AWS and complex costs: an example

By Eelko de Vos

AWS has tons of ways to bill you for their great (no sarcasm here!) services. However, little changes on their side can cost you tons of money if you don’t pay attention.

The Crime

We experienced this again just a few days ago. The costs of AWS Config had risen dramatically. AWS Config is a system that keeps track of all changes of your AWS resources. Each config change is recorded and stored. And each record will eat up some of your budget. Not much, but a little.

The Suspects

Around the same time our company had started to work with AWS Control Tower. As Control Tower is thoroughly linked to AWS Config, we suspected that Control Tower had somehow increased the number of AWS resource changes.

We had not changed our MO nor had we introduced anything that might have caused the costs for AWS Config to increase. But still, the costs were there.

The Investigation

When we deep-dived into the actual records we found that on the EC2 servers something called the “ssm-agent” was doing odd stuff. It was ping-ponging between two versions every few minutes for each and every EC2. This caused tons of config-records to be created in AWS Config and seemed the cause for our cost increase. But what was happening here?

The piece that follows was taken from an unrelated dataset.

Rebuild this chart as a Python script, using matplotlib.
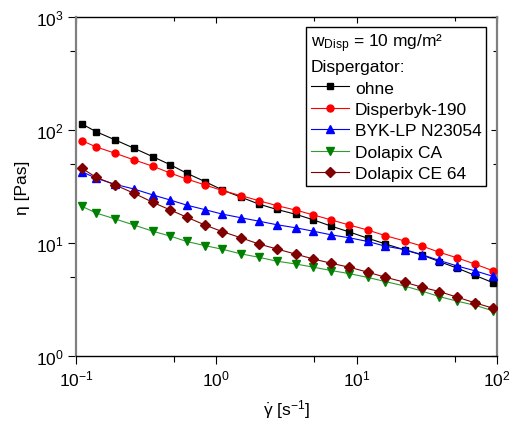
import matplotlib
matplotlib.use("Agg")
import matplotlib.pyplot as plt
from matplotlib.ticker import LogLocator, NullFormatter

# shear rate [1/s]
shear_rate = [0.11, 0.139, 0.19, 0.259, 0.352, 0.468, 0.615, 0.83, 1.1, 1.5, 2.0, 2.69,
              3.7, 4.91, 6.56, 8.87, 12.0, 16.0, 22.0, 29.1, 38.8, 52.1, 70.1, 94.2]

visc_ohne = [113, 96.6, 81.6, 68.9, 58.0, 49.3, 41.4, 34.9, 29.5, 25.4, 22.1, 19.8,
             17.9, 16.0, 14.1, 12.5, 11.0, 9.8, 8.67, 7.83, 6.84, 5.98, 5.15, 4.43]
visc_byk190 = [80.4, 70.8, 62.2, 54.3, 47.8, 41.6, 36.8, 32.6, 29.1, 26.2, 23.7, 21.4,
               19.5, 17.7, 16.0, 14.4, 13.0, 11.6, 10.4, 9.40, 8.27, 7.37, 6.48, 5.65]
visc_byklp = [42.7, 37.4, 33.0, 30.0, 26.6, 24.0, 21.6, 19.7, 18.0, 16.7, 15.6, 14.5,
              13.6, 12.7, 11.8, 11.1, 10.3, 9.36, 8.73, 7.88, 7.0, 6.25, 5.65, 5.05]
visc_dolapix_ca = [21.1, 18.4, 16.3, 14.4, 12.7, 11.5, 10.3, 9.46, 8.8, 8.0, 7.47, 6.9,
                   6.5, 6.1, 5.7, 5.35, 4.95, 4.55, 4.15, 3.75, 3.35, 3.05, 2.8, 2.5]
visc_dolapix_ce64 = [45.8, 38.1, 32.6, 27.5, 22.9, 19.6, 16.9, 14.4, 12.6, 11.1, 9.8, 8.85,
                     7.94, 7.21, 6.61, 6.09, 5.51, 4.97, 4.49, 4.06, 3.71, 3.31, 2.94, 2.64]

labels = ["ohne", "Disperbyk-190", "BYK-LP N23054", "Dolapix CA", "Dolapix CE 64"]

plt.rcParams["font.family"] = ["Liberation Sans", "DejaVu Sans"]
plt.rcParams["mathtext.fontset"] = "custom"
plt.rcParams["mathtext.rm"] = "Liberation Sans"
plt.rcParams["mathtext.it"] = "Liberation Sans"
plt.rcParams["axes.unicode_minus"] = False
plt.rcParams["font.size"] = 12.5


def style_log_axis(axis):
    axis.set_major_locator(LogLocator(base=10, numticks=10))
    axis.set_minor_locator(LogLocator(base=10, subs=[5], numticks=10))
    axis.set_minor_formatter(NullFormatter())


def main():
    fig = plt.figure(figsize=(5.14, 4.39), dpi=100)
    ax = fig.add_axes([0.148, 0.187, 0.819, 0.772])

    series = [
        (visc_ohne, "s", "black", "black", 4.6),
        (visc_byk190, "o", "red", "red", 5.0),
        (visc_byklp, "^", "blue", "blue", 5.4),
        (visc_dolapix_ca, "v", "#008000", "#2f9a2f", 5.4),
        (visc_dolapix_ce64, "D", "#800000", "#800000", 4.6),
    ]
    for (vals, marker, mcolor, lcolor, ms), label in zip(series, labels):
        ax.plot(shear_rate, vals, color=lcolor, lw=0.8, marker=marker, ms=ms,
                mfc=mcolor, mec=mcolor, label=label)

    ax.set_xscale("log")
    ax.set_yscale("log")
    ax.set_xlim(0.1, 100)
    ax.set_ylim(1, 1000)
    style_log_axis(ax.xaxis)
    style_log_axis(ax.yaxis)
    ax.tick_params(which="major", direction="out", length=6, width=0.8, pad=3)
    ax.tick_params(which="minor", direction="out", length=4, width=0.8)

    # mirrored ticks on top / right point inward
    top = ax.secondary_xaxis("top")
    right = ax.secondary_yaxis("right")
    for sec, axis in [(top, top.xaxis), (right, right.yaxis)]:
        style_log_axis(axis)
        sec.tick_params(which="major", direction="in", length=4, width=0.8,
                        labeltop=False, labelright=False)
        sec.tick_params(which="minor", direction="in", length=3, width=0.8)
    top.spines["top"].set_color("black")
    top.spines["top"].set_linewidth(1.0)
    right.spines["right"].set_color("#808080")
    right.spines["right"].set_linewidth(1.6)

    ax.spines["left"].set_color("#808080")
    ax.spines["left"].set_linewidth(1.6)
    ax.spines["right"].set_visible(False)
    ax.spines["top"].set_visible(False)
    ax.spines["bottom"].set_color("black")
    ax.spines["bottom"].set_linewidth(1.0)

    ax.set_xlabel(r"$\dot{\gamma}$ [s$^{\mathrm{-1}}$]", labelpad=6)
    ax.set_ylabel("η [Pas]", labelpad=4)

    leg = ax.legend(title=r"w$_{\mathrm{Disp}}$ = 10 mg/m²" + "\nDispergator:",
                    alignment="left", title_fontsize=12.5, fontsize=12.5,
                    loc="upper right", bbox_to_anchor=(0.974, 0.971),
                    frameon=True, fancybox=False, framealpha=1, edgecolor="black",
                    handlelength=2.2, handletextpad=0.35, borderpad=0.25,
                    labelspacing=0.36, borderaxespad=0)
    leg.get_title().set_linespacing(1.45)
    leg.get_frame().set_linewidth(1.0)

    fig.savefig("out.png", dpi=100)


if __name__ == "__main__":
    main()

We had followed AWS’s guidelines on how to install the ssm-agent by the letter. There are numerous pages at docs.aws.amazon.com that shows you how to script or manually install this agent. So we did include this in our deployment pipelines as a separate argocd-application.

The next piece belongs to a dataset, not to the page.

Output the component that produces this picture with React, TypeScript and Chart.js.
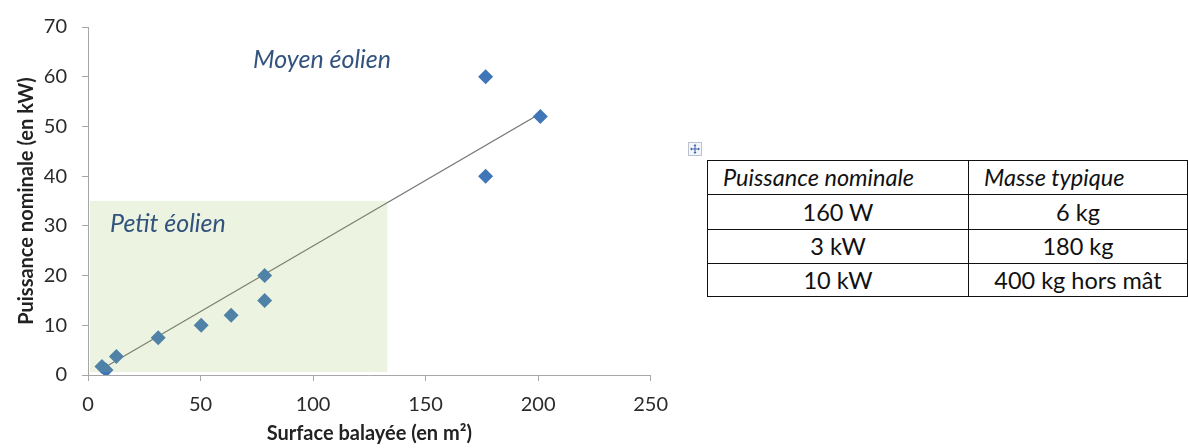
import React, { useEffect, useRef } from "react";
import { Chart, registerables } from "chart.js";

Chart.register(...registerables);

// ---- data ----
const surfaceM2 = [6.2, 8, 12.6, 31.2, 50.3, 63.6, 78.5, 78.5, 176.7, 176.7, 201];
const powerKW = [1.7, 1.0, 3.7, 7.5, 10, 12, 20, 15, 60, 40, 52];
const trendX = [6.2, 201];
const trendY = [1.2, 52.6];
const xTicks = [0, 50, 100, 150, 200, 250];
const yTicks = [0, 10, 20, 30, 40, 50, 60, 70];
const smallZoneX = [0, 133];
const smallZoneY = [0, 35];
const zoneLabels = ["Petit éolien", "Moyen éolien"];
const zoneLabelX = [35.5, 104];
const zoneLabelY = [30.4, 63.4];
const tableHeader = ["Puissance nominale", "Masse typique"];
const tablePower = ["160 W", "3 kW", "10 kW"];
const tableMass = ["6 kg", "180 kg", "400 kg hors mât"];

const FONT = "Lato, 'Open Sans', sans-serif";

const zonePlugin = {
  id: "zones",
  afterDatasetsDraw(chart: any) {
    const { ctx, scales } = chart;
    const x = scales.x;
    const y = scales.y;
    const x0 = x.getPixelForValue(smallZoneX[0]) + 2;
    const x1 = x.getPixelForValue(smallZoneX[1]);
    const y0 = y.getPixelForValue(smallZoneY[0]) - 3;
    const y1 = y.getPixelForValue(smallZoneY[1]);
    ctx.save();
    ctx.fillStyle = "rgba(155,187,89,0.18)";
    ctx.fillRect(x0, y1, x1 - x0, y0 - y1);
    ctx.fillStyle = "#32537e";
    ctx.font = `italic 25px ${FONT}`;
    ctx.textAlign = "center";
    ctx.textBaseline = "middle";
    for (let i = 0; i < zoneLabels.length; i++) {
      ctx.fillText(
        zoneLabels[i],
        x.getPixelForValue(zoneLabelX[i]),
        y.getPixelForValue(zoneLabelY[i])
      );
    }
    ctx.restore();
  },
};

function ScatterChart() {
  const ref = useRef<HTMLCanvasElement | null>(null);
  useEffect(() => {
    if (!ref.current) return;
    const axisColor = "#a6a6a6";
    const textColor = "#2b2b2b";
    const chart = new Chart(ref.current, {
      type: "scatter",
      data: {
        datasets: [
          {
            label: "Puissance",
            data: surfaceM2.map((v, i) => ({ x: v, y: powerKW[i] })),
            pointStyle: "rectRot",
            pointRadius: 7.5,
            pointBackgroundColor: "#3f76b8",
            pointBorderWidth: 0,
            order: 0,
          },
          {
            label: "Tendance",
            data: trendX.map((v, i) => ({ x: v, y: trendY[i] })),
            showLine: true,
            borderColor: "#757575",
            borderWidth: 1.3,
            pointRadius: 0,
            order: 1,
          },
        ],
      },
      options: {
        animation: false,
        responsive: false,
        layout: { padding: { top: 24.5, right: 28, left: 0, bottom: 0 } },
        plugins: {
          legend: { display: false },
          tooltip: { enabled: false },
        },
        scales: {
          x: {
            type: "linear",
            min: 0,
            max: 250,
            afterBuildTicks: (s: any) => {
              s.ticks = xTicks.map((v) => ({ value: v }));
            },
            afterFit: (s: any) => {
              s.height = 73;
            },
            ticks: {
              font: { family: FONT, size: 20 },
              color: textColor,
              padding: 12,
            },
            grid: {
              drawOnChartArea: false,
              drawTicks: true,
              tickLength: 6,
              color: axisColor,
            },
            border: { color: axisColor, width: 1 },
            title: {
              display: true,
              text: "Surface balayée (en m²)",
              font: { family: FONT, size: 20, weight: "bold" },
              color: "#222",
              padding: { top: 0, bottom: 2 },
            },
          },
          y: {
            type: "linear",
            min: 0,
            max: 70,
            afterBuildTicks: (s: any) => {
              s.ticks = yTicks.map((v) => ({ value: v }));
            },
            afterFit: (s: any) => {
              s.width = 88;
            },
            ticks: {
              font: { family: FONT, size: 20 },
              color: textColor,
              padding: 15,
            },
            grid: {
              drawOnChartArea: false,
              drawTicks: true,
              tickLength: 6,
              color: axisColor,
            },
            border: { color: axisColor, width: 1 },
            title: {
              display: true,
              text: "Puissance nominale (en kW)",
              font: { family: FONT, size: 20, weight: "bold" },
              color: "#222",
              padding: { top: 14.5, bottom: 0 },
            },
          },
        },
      },
      plugins: [zonePlugin],
    } as any);
    return () => chart.destroy();
  }, []);
  return (
    <canvas
      ref={ref}
      width={680}
      height={448}
      style={{ position: "absolute", left: 0, top: 0, width: 680, height: 448, display: "block" }}
    />
  );
}

function MoveIcon() {
  return (
    <div
      style={{
        position: "absolute",
        left: 688,
        top: 142,
        width: 12,
        height: 12,
        border: "1px solid #b9c3d3",
        background: "#f3f5f9",
      }}
    >
      <svg width="12" height="12" viewBox="0 0 12 12" style={{ display: "block" }}>
        <g stroke="#3a62b0" strokeWidth="1" fill="#3a62b0">
          <line x1="6" y1="2" x2="6" y2="10" />
          <line x1="2" y1="6" x2="10" y2="6" />
          <polygon points="6,1 4.5,3 7.5,3" stroke="none" />
          <polygon points="6,11 4.5,9 7.5,9" stroke="none" />
          <polygon points="1,6 3,4.5 3,7.5" stroke="none" />
          <polygon points="11,6 9,4.5 9,7.5" stroke="none" />
        </g>
      </svg>
    </div>
  );
}

function InfoTable() {
  const border = "1.5px solid #111";
  const cell: React.CSSProperties = {
    border,
    padding: 0,
    textAlign: "center",
    verticalAlign: "middle",
    fontFamily: FONT,
    fontSize: 23.5,
    color: "#111",
    lineHeight: "23px",
  };
  const rowHeights = [34, 35, 34, 33];
  return (
    <table
      style={{
        position: "absolute",
        left: 707,
        top: 160,
        width: 480,
        borderCollapse: "collapse",
        tableLayout: "fixed",
      }}
    >
      <colgroup>
        <col style={{ width: 261 }} />
        <col style={{ width: 219 }} />
      </colgroup>
      <tbody>
        <tr style={{ height: rowHeights[0] }}>
          {tableHeader.map((h) => (
            <td
              key={h}
              style={{ ...cell, textAlign: "left", paddingLeft: 15, fontStyle: "italic" }}
            >
              {h}
            </td>
          ))}
        </tr>
        {tablePower.map((p, i) => (
          <tr key={p} style={{ height: rowHeights[i + 1] }}>
            <td style={cell}>{p}</td>
            <td style={cell}>{tableMass[i]}</td>
          </tr>
        ))}
      </tbody>
    </table>
  );
}

export default function App() {
  return (
    <div style={{ position: "absolute", left: 0, top: 0, width: 1188, height: 448, background: "#fff" }}>
      <ScatterChart />
      <MoveIcon />
      <InfoTable />
    </div>
  );
}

But somehow this second ssm-agent crept up into all our EC2s. Where did it come from?

The Culprit

A quick search with the right terms popped up an AWS AMI release page. AWS AMI release 20210621 suddenly had a different “notable change” than usual. Usually these releases contain security updates and kernel-based updates. But now it showed this change in the AMI Changelog:

  • The SSM Agent will now be automatically installed

This caused the two ssm-agent to fight for the configurations on the EC2s, resulting in thousands and thousands of configuration records in AWS Config per day. When we rolled out new nodes for our clusters -usually through autoscaling- each one of these new EC2s started to suffer from this problem. And when we updated entire nodegroups the effect was more than significant.

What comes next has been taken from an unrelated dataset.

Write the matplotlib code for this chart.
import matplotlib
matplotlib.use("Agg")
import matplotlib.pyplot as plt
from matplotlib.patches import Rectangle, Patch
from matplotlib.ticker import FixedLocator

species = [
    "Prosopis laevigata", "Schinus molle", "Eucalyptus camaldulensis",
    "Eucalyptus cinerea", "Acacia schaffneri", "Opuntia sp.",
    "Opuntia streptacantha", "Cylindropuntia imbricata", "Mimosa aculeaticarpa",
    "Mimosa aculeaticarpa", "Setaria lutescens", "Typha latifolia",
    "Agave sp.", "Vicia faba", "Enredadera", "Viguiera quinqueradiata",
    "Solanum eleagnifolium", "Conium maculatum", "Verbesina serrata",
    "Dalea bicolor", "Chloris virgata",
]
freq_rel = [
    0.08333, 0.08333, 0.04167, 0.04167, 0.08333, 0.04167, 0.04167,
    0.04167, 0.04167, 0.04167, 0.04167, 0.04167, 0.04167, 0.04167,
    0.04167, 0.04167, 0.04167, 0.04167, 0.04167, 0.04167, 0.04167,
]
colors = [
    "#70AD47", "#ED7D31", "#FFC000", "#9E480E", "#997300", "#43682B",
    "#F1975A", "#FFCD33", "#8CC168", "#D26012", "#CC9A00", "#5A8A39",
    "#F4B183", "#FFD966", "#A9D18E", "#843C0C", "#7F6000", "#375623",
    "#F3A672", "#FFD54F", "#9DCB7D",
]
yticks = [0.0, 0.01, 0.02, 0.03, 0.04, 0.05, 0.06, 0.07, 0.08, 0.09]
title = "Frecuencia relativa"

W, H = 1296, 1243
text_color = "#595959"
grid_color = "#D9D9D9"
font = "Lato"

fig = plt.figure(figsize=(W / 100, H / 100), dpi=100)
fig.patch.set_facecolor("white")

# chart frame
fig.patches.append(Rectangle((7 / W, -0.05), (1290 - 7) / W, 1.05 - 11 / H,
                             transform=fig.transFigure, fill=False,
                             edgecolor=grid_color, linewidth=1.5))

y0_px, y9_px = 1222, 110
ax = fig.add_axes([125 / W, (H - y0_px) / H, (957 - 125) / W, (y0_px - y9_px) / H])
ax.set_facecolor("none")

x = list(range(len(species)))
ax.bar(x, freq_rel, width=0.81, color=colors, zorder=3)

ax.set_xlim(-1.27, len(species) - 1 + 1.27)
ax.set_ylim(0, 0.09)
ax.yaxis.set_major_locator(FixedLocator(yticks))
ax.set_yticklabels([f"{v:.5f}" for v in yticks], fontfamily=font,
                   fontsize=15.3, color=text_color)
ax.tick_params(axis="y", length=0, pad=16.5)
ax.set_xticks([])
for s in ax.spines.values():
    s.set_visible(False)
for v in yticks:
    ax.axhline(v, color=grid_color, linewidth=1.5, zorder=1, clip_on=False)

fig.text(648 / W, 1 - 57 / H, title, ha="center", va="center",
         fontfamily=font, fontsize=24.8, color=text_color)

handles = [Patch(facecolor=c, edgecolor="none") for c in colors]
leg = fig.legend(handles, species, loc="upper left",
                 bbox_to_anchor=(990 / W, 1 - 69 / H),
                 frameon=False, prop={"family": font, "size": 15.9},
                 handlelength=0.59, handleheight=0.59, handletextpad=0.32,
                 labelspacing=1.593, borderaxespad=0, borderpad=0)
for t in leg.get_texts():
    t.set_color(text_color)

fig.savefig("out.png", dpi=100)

AWS Cost Explorer showed that the costs indeed increased sharply with each time nodegroups we updated. In the end, the costs for AWS Config went up a thousandfold.

The Remedy

The remedy was easy: uninstall our ssm-agent and from now on rely on the one in the EC2s. The costs dropped sharply and immediately.

The Next Step

The next step is to contact AWS Support and negotiate on the costs of this problem that AWS themselves introduced. Luckily I’m an engineer, not a commercial manager. So we leave that part up to them so we can dive into the next intriguing technical issue.

A second thing we learned is not to trust on common changes from your partners. Sometimes they contain uncommon ones that definitely require your attention. Or to quote from an old but great movie: “Big things have small beginnings.” So you’d better pay attention to these small beginnings, no matter how seemingly insignificant.